Wright's Aerials
 
Daughters – Who’d have ‘em?

I thought I'd call at Carolyn's for a quick cuppa on my way home, since she lives 19 miles away and I don't see her enough. What a mistake! As soon as she saw me she went into wheedle mode --

"Dad, will you do me a massive favour?"

It turned out that the VCR was faulty. Would I have a look? The VCR turned out to be a Crown CRV2250. I hadn't seen it before. I thought she still had the Panasonic I bought her from the Wembley branch of Comet when she was at Brunel Uni. “What are you doing buying a shit thing like this?” I asked.

“Well that one I had at uni broke, so we got this from the supermarket. They had some at £49.95 but we got this one at £59.95 so it should be all right.”

“Well it isn’t, it’s a pile of shite. What happened to the Panasonic?”

“I dumped it in my bedroom at home.” Meaning her room in my house before she scarpered.

“What’s wrong with this one? It’s new, isn’t it?”

“Err, it just doesn’t work.”

“Has it ever worked?”

“Can’t remember.”

Good grief. I put a tape in the Crown and pressed play. The machine gave no indication that it was in ‘play’ mode, but at least it made a whirring sound that made me think that moving parts were in fact moving. There was nothing plugged into the one scart socket. The TV set had the Sky box into the first scart, and the DVD into the second.

“What channel do you use when you want to watch a tape?”

“Can’t remember.”

I flicked through the presets and there was no sign of the VCR playback. With a heavy heart I went out to the van and collected the analyzer.

“Do you want a cuppa, Dad?”

“That would be nice.” The RF output of the VCR was on channel 22. That wasn’t ideal because Carolyn lives in Belmont land, where ch22 is used for BBC-1 analogue .Carolyn has a distribution system that accepts a VCR output on ch39 for distribution.

“Have you got the book for this bloody heap of shit?”

“There’s no need to be like that, you miserable old git. Here’s your tea, and I’ve put poison in it.”

The instruction book was nowhere to be found, but there was a one-page quick start guide that mentioned that the RF output was factory set to ch22, but didn’t say how it could be altered. I tried everything but couldn’t find out how to alter the RF output channel. I took a deep drink of tea, and nearly spat it out over Minkie the exotic cat. It beats me how anyone can spend five times as much on a cat as on a video, when cats are useless and in my experience are generally free to a good (or any) home, but there you are. “Bloody hell girl, how much sugar have you put in this?”

“I couldn’t find a spoon so I just poured it in and stirred it with a fork. Is it too sweet?”

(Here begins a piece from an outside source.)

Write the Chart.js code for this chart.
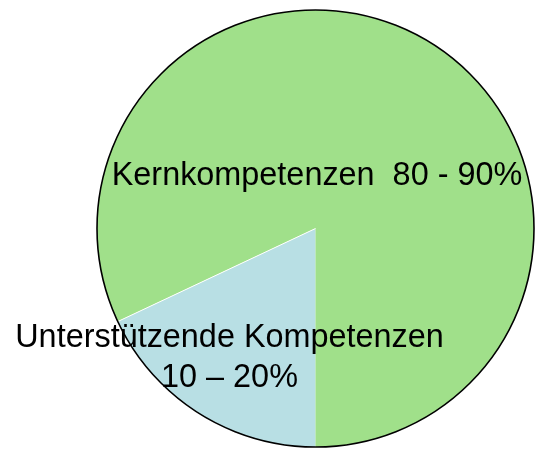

“It is very sweet, rather like yourself,” I said.

“Oh Dad you are lovely,” said Carolyn, hugging me from behind as I squatted uncomfortably on the polished wooden floor with my thumb sore from pressing every possible combination of buttons on the Crown remote in a vain attempt to alter the RF output channel. In the end I daisychained the Crown scart into scart 2 on the Sky box. This allowed recording from the Sky box, and playback as long as the Sky box was not in use. Far from ideal since both items feed all the outlets in the house. I left the Crown’s RF-in and RF-out disconnected.

Does anyone know how to alter the RF output on a Crown CRV2250 VCR?

Much later, at home, I heard raised voices from the kitchen. Hil has been on about having a VCR in the kitchen for ages. Today she had been clearing up in the front bedroom (ex Carolyn’s, now Paul’s office) where she had found a VCR. She had prevailed on Paul to install it in the kitchen. All went well except that the kitchen telly has only one scart, and this is used by the DTT box, so Paul needed to feed the Panasonic VCR RF into the telly. The VCR RF was on channel 39, and for some reason this was affecting both channel 44 and channel 47.

“How the $%$% do you change the RF output on these bloody things?” cried Paul in tones of considerable exasperation. He’d found a remote that worked the video (from my bedroom so now I have a VCR without a remote), he’d done all the usual Panasonic things, but nothing led to the ‘RF output channel altering’ menu.

“Are you sure it isn’t the old type of modulator with a screw adjustment on the back of the machine?” I asked.

“Yes I am sure and no it isn’t.” But of course it was. Eventually I got roped in and I ended up setting the RF output to channel 39 and a half, the only setting where it didn’t play havoc with other channels. When I came to tune-in the RF input channels I noticed that they were set up for Belmont. The penny dropped. This was Carolyn’s old VCR! I tested every function and the machine worked perfectly. I rung Carolyn.
“I’m going to ask my friends on the newsgroup how to do your nice Crown video,” I said, “But just out of interest, what was wrong with the Panasonic?”

“Dunno really,” she said. “It just wouldn’t work one day, so we got a new one.”

Maybe it wasn’t plugged into the mains. Who knows? Who cares in this throw-away age?